How the preempted sessions are selected and signaled to the
downstream QNEs is similar to the operation specified in Appendix
A.7.1.
* If the QNE Egress does not use an end-to-end QOSM that supports
the preemption handling, then the QNE Egress has to reject the
requesting (reserving) RESERVE message associated with the high
priority session (see Section 4.6.1.2).
Note that typically, the situation in which the QNE Egress does not
receive all the to-be-preempted (tearing) RESERVE messages sent by
the QNE Ingress can only occur when at least one of the (tearing)
RESERVE messages are dropped due to an error condition.
A.8. Example of a Retransmission Procedure within the RMD Domain
This appendix describes an example of a retransmission procedure that
can be used in the RMD domain.
If the retransmission of intra-domain RESERVE messages within the RMD
domain is not disallowed, then all the QNE Interior nodes SHOULD use
the functionality described in this section.
In this situation, we enable QNE Interior nodes to maintain a replay
cache in which each entry contains the <RSN>, <SESSION-ID> (available
via GIST), <REFRESH-PERIOD> (available via the QoS NSLP [RFC5974]),
and the last received "PHR Container" <Parameter ID> carried by the
RMD-QSPEC for each session [RFC5975]. Thus, this solution uses
information carried by <QoS-NSLP> objects [RFC5974] and parameters
carried by the RMD-QSPEC "PHR Container". The following phases can
be distinguished:
Phase 1: Create Replay Cache Entry
When an Interior node receives an intra-domain RESERVE message and
its cache is empty or there is no matching entry, it reads the
<Parameter ID> field of the "PHR Container" of the received message.
If the <Parameter ID> is a PHR_RESOURCE_REQUEST, which indicates that
the intra-domain RESERVE message is a reservation request, then the
QNE Interior node creates a new entry in the cache and copies the
<RSN>, <SESSION-ID> and <Parameter ID> to the entry and sets the
<REFRESH-PERIOD>.
By using the information stored in the list, the Interior node
verifies whether or not the received intra-domain RESERVE message is
sent by an adversary. For example, if the <SESSION-ID> and <RSN> of
a received intra-domain RESERVE message match the values stored in
the list then the Interior node checks the <Parameter ID> part.

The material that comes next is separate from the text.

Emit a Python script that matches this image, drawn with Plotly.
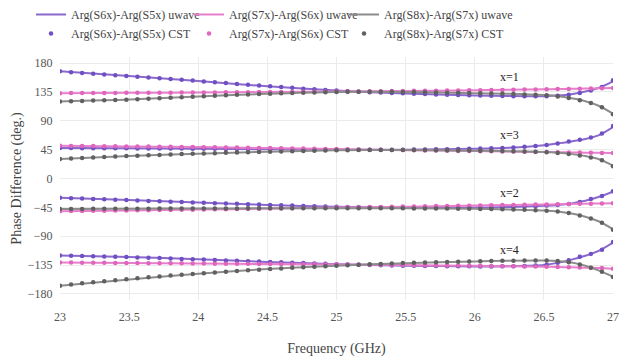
import plotly.graph_objects as go

# ---------------- data ----------------
LINE_F = [23, 23.5, 24, 24.5, 25, 25.5, 26, 26.25, 26.5, 26.6, 26.7, 26.8, 26.9, 27]

CST_F = [23.00, 23.08, 23.16, 23.24, 23.32, 23.40, 23.48, 23.56, 23.64, 23.72,
         23.80, 23.88, 23.96, 24.04, 24.12, 24.20, 24.28, 24.36, 24.44, 24.52,
         24.60, 24.68, 24.76, 24.84, 24.92, 25.00, 25.08, 25.16, 25.24, 25.32,
         25.40, 25.48, 25.56, 25.64, 25.72, 25.80, 25.88, 25.96, 26.04, 26.12,
         26.20, 26.28, 26.36, 26.44, 26.52, 26.60, 26.68, 26.76, 26.84, 26.92, 27.00]

# uwave (lines), groups x=1, x=3, x=2, x=4
uw_65_x1 = [167, 159.8, 152, 143.7, 137, 132.5, 129.4, 128.5, 128.4, 129.2, 131.3, 135.5, 141.5, 151.5]
uw_76_x1 = [133, 133.5, 134, 134.8, 135.5, 136.5, 137.5, 138.2, 139, 139.4, 139.8, 140.2, 140.6, 141]
uw_87_x1 = [120, 123, 128, 132.1, 135, 135, 133, 132, 130, 128.3, 125, 120.5, 113, 101]

uw_65_x3 = [47.5, 47, 46.5, 45.5, 45, 45, 46.4, 48, 52, 54.8, 57.8, 61.5, 67.5, 80]
uw_76_x3 = [51, 50, 49, 47.4, 45.8, 44.2, 42.7, 42, 41.3, 41, 40.7, 40.3, 40, 39.7]
uw_87_x3 = [30.4, 35, 38.7, 41.8, 44, 44.6, 43.4, 42.6, 41.2, 40, 38, 35, 30, 20]

uw_65_x2 = [-30, -33.7, -37.6, -41.2, -44, -45.3, -45.3, -44.4, -42.5, -41.2, -38.8, -34.8, -28.5, -20.5]
uw_76_x2 = [-51, -49.8, -48.5, -47, -45.3, -44, -42.2, -41.3, -40.5, -40.1, -39.7, -39.3, -38.9, -38.5]
uw_87_x2 = [-47.5, -47.1, -46.8, -46.5, -46.3, -46.5, -47.3, -48.2, -49.8, -51.3, -54.5, -59.5, -67, -79]

uw_65_x4 = [-120, -122.4, -126, -130, -133.5, -135.9, -137, -136.6, -134.8, -131.5, -126.5, -120.5, -112.5, -100]
uw_76_x4 = [-131, -131.7, -132.5, -133.3, -134, -135, -136, -136.7, -137.5, -138, -138.5, -139, -139.6, -140.5]
uw_87_x4 = [-167, -157.3, -148.5, -141, -135.9, -132, -129.2, -128.3, -128, -128.6, -131, -136, -143.5, -153]

# CST (markers)
cst_65_x1 = [167, 165.8, 164.6, 163.4, 162.2, 161, 159.8, 158.6, 157.4, 156.2,
             155, 153.8, 152.6, 151.4, 150.1, 148.8, 147.5, 146.2, 145, 143.7,
             142.5, 141.3, 140.1, 139, 138, 137, 136.1, 135.3, 134.6, 133.9,
             133.3, 132.7, 132.1, 131.6, 131.1, 130.6, 130.1, 129.7, 129.3, 129,
             128.7, 128.4, 128.2, 128.1, 128.4, 129, 130.5, 133.2, 137.2, 142.8, 153]
cst_76_x1 = [133, 133.1, 133.2, 133.2, 133.3, 133.4, 133.5, 133.6, 133.6, 133.7,
             133.8, 133.9, 134, 134.1, 134.2, 134.3, 134.4, 134.5, 134.7, 134.8,
             134.9, 135, 135.1, 135.3, 135.4, 135.5, 135.7, 135.8, 136, 136.1,
             136.3, 136.5, 136.6, 136.8, 136.9, 137.1, 137.3, 137.4, 137.6, 137.9,
             138.1, 138.3, 138.6, 138.8, 139.1, 139.4, 139.7, 140, 140.4, 140.7, 141]
cst_87_x1 = [120, 120.4, 120.9, 121.4, 121.9, 122.4, 122.9, 123.6, 124.4, 125.2,
             126, 126.8, 127.6, 128.3, 129, 129.7, 130.4, 131, 131.6, 132.1,
             132.7, 133.2, 133.7, 134.2, 134.6, 135, 135.1, 135.2, 135.2, 135.2,
             135.1, 135, 134.8, 134.5, 134.2, 133.8, 133.5, 133.2, 132.8, 132.4,
             132, 131.6, 131.1, 130.5, 129.7, 128, 125.3, 122, 117.5, 111, 100]

cst_65_x3 = [47.5, 47.4, 47.3, 47.2, 47.2, 47.1, 47, 46.9, 46.8, 46.8,
             46.7, 46.6, 46.5, 46.4, 46.3, 46.1, 45.9, 45.8, 45.6, 45.5,
             45.4, 45.3, 45.2, 45.1, 45, 45, 45, 45, 45, 45,
             45, 45, 45.1, 45.3, 45.5, 45.7, 45.9, 46.2, 46.6, 47.1,
             47.7, 48.5, 49.5, 50.8, 52.3, 54.6, 57.5, 60.5, 64, 70, 82]
cst_76_x3 = [51, 50.8, 50.7, 50.5, 50.4, 50.2, 50, 49.9, 49.7, 49.6,
             49.4, 49.2, 49.1, 48.9, 48.6, 48.4, 48.2, 47.9, 47.7, 47.4,
             47.2, 46.9, 46.7, 46.3, 46.1, 45.8, 45.5, 45.3, 45, 44.8,
             44.5, 44.3, 44, 43.8, 43.5, 43.3, 43, 42.8, 42.5, 42.3,
             42.1, 41.9, 41.7, 41.5, 41.2, 41, 40.7, 40.5, 40.2, 39.9, 39.7]
cst_87_x3 = [30.4, 31.3, 32.1, 32.9, 33.6, 34.3, 35, 35.6, 36.2, 36.8,
             37.4, 38, 38.5, 39, 39.5, 40, 40.5, 41, 41.4, 41.8,
             42.2, 42.6, 43, 43.4, 43.7, 44, 44.2, 44.4, 44.5, 44.6,
             44.6, 44.5, 44.4, 44.3, 44.1, 43.9, 43.7, 43.5, 43.3, 43.1,
             42.8, 42.5, 42.1, 41.6, 41, 39.8, 38.2, 35.8, 32.8, 28.5, 19]

cst_65_x2 = [-30, -30.6, -31.3, -31.9, -32.5, -33.1, -33.7, -34.3, -34.9, -35.6,
             -36.2, -36.8, -37.3, -37.9, -38.4, -39, -39.5, -40.1, -40.7, -41.2,
             -41.7, -42.2, -42.7, -43.1, -43.6, -44, -44.3, -44.6, -44.8, -45,
             -45.2, -45.4, -45.5, -45.6, -45.6, -45.6, -45.5, -45.4, -45.2, -45,
             -44.7, -44.3, -43.8, -43.1, -42.2, -41.2, -39.6, -36.5, -31.8, -27.2, -20]
cst_76_x2 = [-51, -50.8, -50.6, -50.4, -50.2, -50, -49.8, -49.6, -49.4, -49.2,
             -49, -48.8, -48.6, -48.4, -48.1, -47.9, -47.6, -47.4, -47.1, -46.9,
             -46.6, -46.3, -46.1, -45.8, -45.6, -45.3, -45, -44.8, -44.5, -44.3,
             -44, -43.8, -43.5, -43.3, -43, -42.8, -42.5, -42.3, -42, -41.8,
             -41.5, -41.2, -41, -40.7, -40.4, -40.1, -39.8, -39.5, -39.2, -38.8, -38.5]
cst_87_x2 = [-47.5, -47.4, -47.4, -47.3, -47.2, -47.2, -47.1, -47, -47, -46.9,
             -46.9, -46.8, -46.8, -46.7, -46.7, -46.6, -46.6, -46.5, -46.5, -46.5,
             -46.4, -46.4, -46.4, -46.3, -46.3, -46.3, -46.3, -46.3, -46.4, -46.4,
             -46.5, -46.5, -46.6, -46.7, -46.8, -46.9, -47, -47.2, -47.4, -47.7,
             -48, -48.4, -48.9, -49.4, -50.1, -51.3, -53.6, -57.8, -62.5, -69, -80]

cst_65_x4 = [-120, -120.4, -120.8, -121.2, -121.6, -122, -122.4, -123, -123.5, -124.1,
             -124.7, -125.3, -125.8, -126.4, -127.1, -127.7, -128.3, -128.9, -129.5, -130.1,
             -130.7, -131.3, -131.8, -132.4, -133, -133.5, -134, -134.4, -134.8, -135.2,
             -135.5, -135.9, -136.1, -136.3, -136.5, -136.7, -136.8, -136.9, -137, -137,
             -136.9, -136.7, -136.3, -135.6, -134.4, -131.5, -127.5, -122, -117.5, -111, -99]
cst_76_x4 = [-131, -131.1, -131.2, -131.4, -131.5, -131.6, -131.7, -131.8, -132, -132.1,
             -132.2, -132.3, -132.4, -132.6, -132.7, -132.8, -132.9, -133, -133.2, -133.3,
             -133.4, -133.5, -133.6, -133.8, -133.9, -134, -134.2, -134.3, -134.5, -134.6,
             -134.8, -135, -135.1, -135.3, -135.4, -135.6, -135.8, -135.9, -136.1, -136.4,
             -136.6, -136.8, -137.1, -137.3, -137.6, -137.9, -138.3, -138.7, -139.1, -139.6, -140.5]
cst_87_x4 = [-167, -165.2, -163.4, -161.7, -160.1, -158.5, -157, -155.5, -154.1, -152.7,
             -151.4, -150.1, -148.9, -147.7, -146.5, -145.4, -144.3, -143.2, -142.2, -141.2,
             -140.2, -139.3, -138.4, -137.5, -136.7, -135.9, -135.1, -134.4, -133.7, -133.1,
             -132.5, -131.9, -131.4, -130.9, -130.5, -130.1, -129.7, -129.3, -129, -128.7,
             -128.4, -128.2, -128, -127.9, -128, -128.5, -130.5, -134.2, -139, -145.5, -153.5]

GROUP_LABELS = ["x=1", "x=3", "x=2", "x=4"]
GROUP_LABEL_Y = [159, 68, -22, -111]
GROUP_LABEL_X = 26.25

Y_TICKS = [-180, -135, -90, -45, 0, 45, 90, 135, 180]
X_TICKS = [23, 23.5, 24, 24.5, 25, 25.5, 26, 26.5, 27]
X_TICK_TEXT = ["23", "23.5", "24", "24.5", "25", "25.5", "26", "26.5", "27"]

NAMES_UW = ["Arg(S6x)-Arg(S5x) uwave", "Arg(S7x)-Arg(S6x) uwave", "Arg(S8x)-Arg(S7x) uwave"]
NAMES_CST = ["Arg(S6x)-Arg(S5x) CST", "Arg(S7x)-Arg(S6x) CST", "Arg(S8x)-Arg(S7x) CST"]

# ---------------- style ----------------
LINE_COLORS = ["#8a68cc", "#e77fcb", "#8c8c8c"]
MARK_COLORS = ["#6f4fc4", "#e066bd", "#606060"]
FONT = "Liberation Serif"
LEGEND_IDS = ["legend", "legend2", "legend3"]
LEGEND_X = [-0.0524, 0.2333, 0.5136]

uw = [[uw_65_x1, uw_65_x3, uw_65_x2, uw_65_x4],
      [uw_76_x1, uw_76_x3, uw_76_x2, uw_76_x4],
      [uw_87_x1, uw_87_x3, uw_87_x2, uw_87_x4]]
cst = [[cst_65_x1, cst_65_x3, cst_65_x2, cst_65_x4],
       [cst_76_x1, cst_76_x3, cst_76_x2, cst_76_x4],
       [cst_87_x1, cst_87_x3, cst_87_x2, cst_87_x4]]

fig = go.Figure()

for s in range(3):
    for g in range(4):
        fig.add_trace(go.Scatter(
            x=LINE_F, y=uw[s][g], mode="lines",
            line=dict(color=LINE_COLORS[s], width=2, shape="spline", smoothing=0.8),
            name=NAMES_UW[s], legend=LEGEND_IDS[s], showlegend=(g == 0),
            legendrank=1))
for s in range(3):
    for g in range(4):
        fig.add_trace(go.Scatter(
            x=CST_F, y=cst[s][g], mode="markers",
            marker=dict(color=MARK_COLORS[s], size=4.5),
            name=NAMES_CST[s], legend=LEGEND_IDS[s], showlegend=(g == 0),
            legendrank=2))

for lab, yv in zip(GROUP_LABELS, GROUP_LABEL_Y):
    fig.add_annotation(x=GROUP_LABEL_X, y=yv, text=lab, showarrow=False,
                       font=dict(family=FONT, size=12, color="#222"))

leg_common = dict(orientation="v", y=1.2346, xanchor="left", yanchor="top",
                  font=dict(family=FONT, size=12, color="#444"),
                  bgcolor="rgba(0,0,0,0)", tracegroupgap=0)

fig.update_layout(
    width=619, height=362,
    margin=dict(l=60, r=6, t=57, b=62, autoexpand=False),
    paper_bgcolor="white", plot_bgcolor="white",
    font=dict(family=FONT, size=12, color="#444"),
    legend=dict(x=LEGEND_X[0], **leg_common),
    legend2=dict(x=LEGEND_X[1], **leg_common),
    legend3=dict(x=LEGEND_X[2], **leg_common),
    xaxis=dict(range=[23, 27], tickvals=X_TICKS, ticktext=X_TICK_TEXT,
               showgrid=True, gridcolor="#ebebeb", zeroline=False, showline=False,
               ticks="outside", ticklen=6, tickcolor="rgba(0,0,0,0)",
               tickfont=dict(family=FONT, size=12, color="#555"),
               title=dict(text="Frequency (GHz)", standoff=19,
                          font=dict(family=FONT, size=14, color="#444"))),
    yaxis=dict(range=[-189.4, 189.4], tickvals=Y_TICKS,
               showgrid=True, gridcolor="#ebebeb", zeroline=False, showline=False,
               ticks="outside", ticklen=4, tickcolor="rgba(0,0,0,0)",
               tickfont=dict(family=FONT, size=12, color="#555"),
               title=dict(text="Phase Difference (deg.)", standoff=2,
                          font=dict(family=FONT, size=14, color="#444"))),
)

fig.write_html("out.html")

If the <Parameter ID> is different, then:
Situation D1: <Parameter ID> in its own list is
PHR_RESOURCE_REQUEST, and <Parameter ID> in the message is
PHR_REFRESH_UPDATE;
Situation D2: <Parameter ID> in its own list is
PHR_RESOURCE_REQUEST or PHR_REFRESH_UPDATE, and <Parameter ID>
in the message is PHR_RELEASE_REQUEST;
Situation D3: <Parameter ID> in its own list is PHR_REFRESH_UPDATE,
and <Parameter ID> in the message is PHR_RESOURCE_REQUEST;
For Situation D1, the QNE Interior node processes this message by
RMD-QOSM default operation, reserves bandwidth, updates the entry,
and passes the message to downstream nodes. For Situation D2, the
QNE Interior node processes this message by RMD-QOSM default
operation, releases bandwidth, deletes all entries associated with
the session and passes the message to downstream nodes. For
situation D3, the QNE Interior node does not use/process the local
RMD-QSPEC <TMOD-1> parameter carried by the received intra-domain
RESERVE message. Furthermore, the <K> flag in the "PHR Container"
has to be set such that the local RMD-QSPEC <TMOD-1> parameter
carried by the intra-domain RESERVE message is not processed/used by
a QNE Interior node.
If the <Parameter ID> is the same, then:
Situation S1: <Parameter ID> is equal to PHR_RESOURCE_REQUEST;
Situation S2: <Parameter ID> is equal to PHR_REFRESH_UPDATE;
For situation S1, the QNE Interior node does not process the
intra-domain RESERVE message, but it just passes it to downstream
nodes, because it might have been retransmitted by the QNE Ingress
node. For situation S2, the QNE Interior node processes the first
incoming intra-domain (refresh) RESERVE message within a refresh
period and updates the entry and forwards it to the downstream
nodes.
If only <Session-ID> is matched to the list, then the QNE Interior
node checks the <RSN>. Here also two situations can be
distinguished:
If a rerouting takes place (see Section 5.2.5.2 in [RFC5974]), the
<RSN> in the message will be equal to either <RSN + 2> in the stored
list if it is not a tearing RESERVE or <RSN -1> in the stored list if
it is a tearing RESERVE:
The QNE Interior node will check the <Parameter ID> part;
If the <RSN> in the message is equal to <RSN + 2> in the stored list
and the <Parameter ID> is a PHR_RESOURCE_REQUEST or
PHR_REFRESH_UPDATE, then the received intra-domain RESERVE message
has to be interpreted and processed as a typical (non-tearing)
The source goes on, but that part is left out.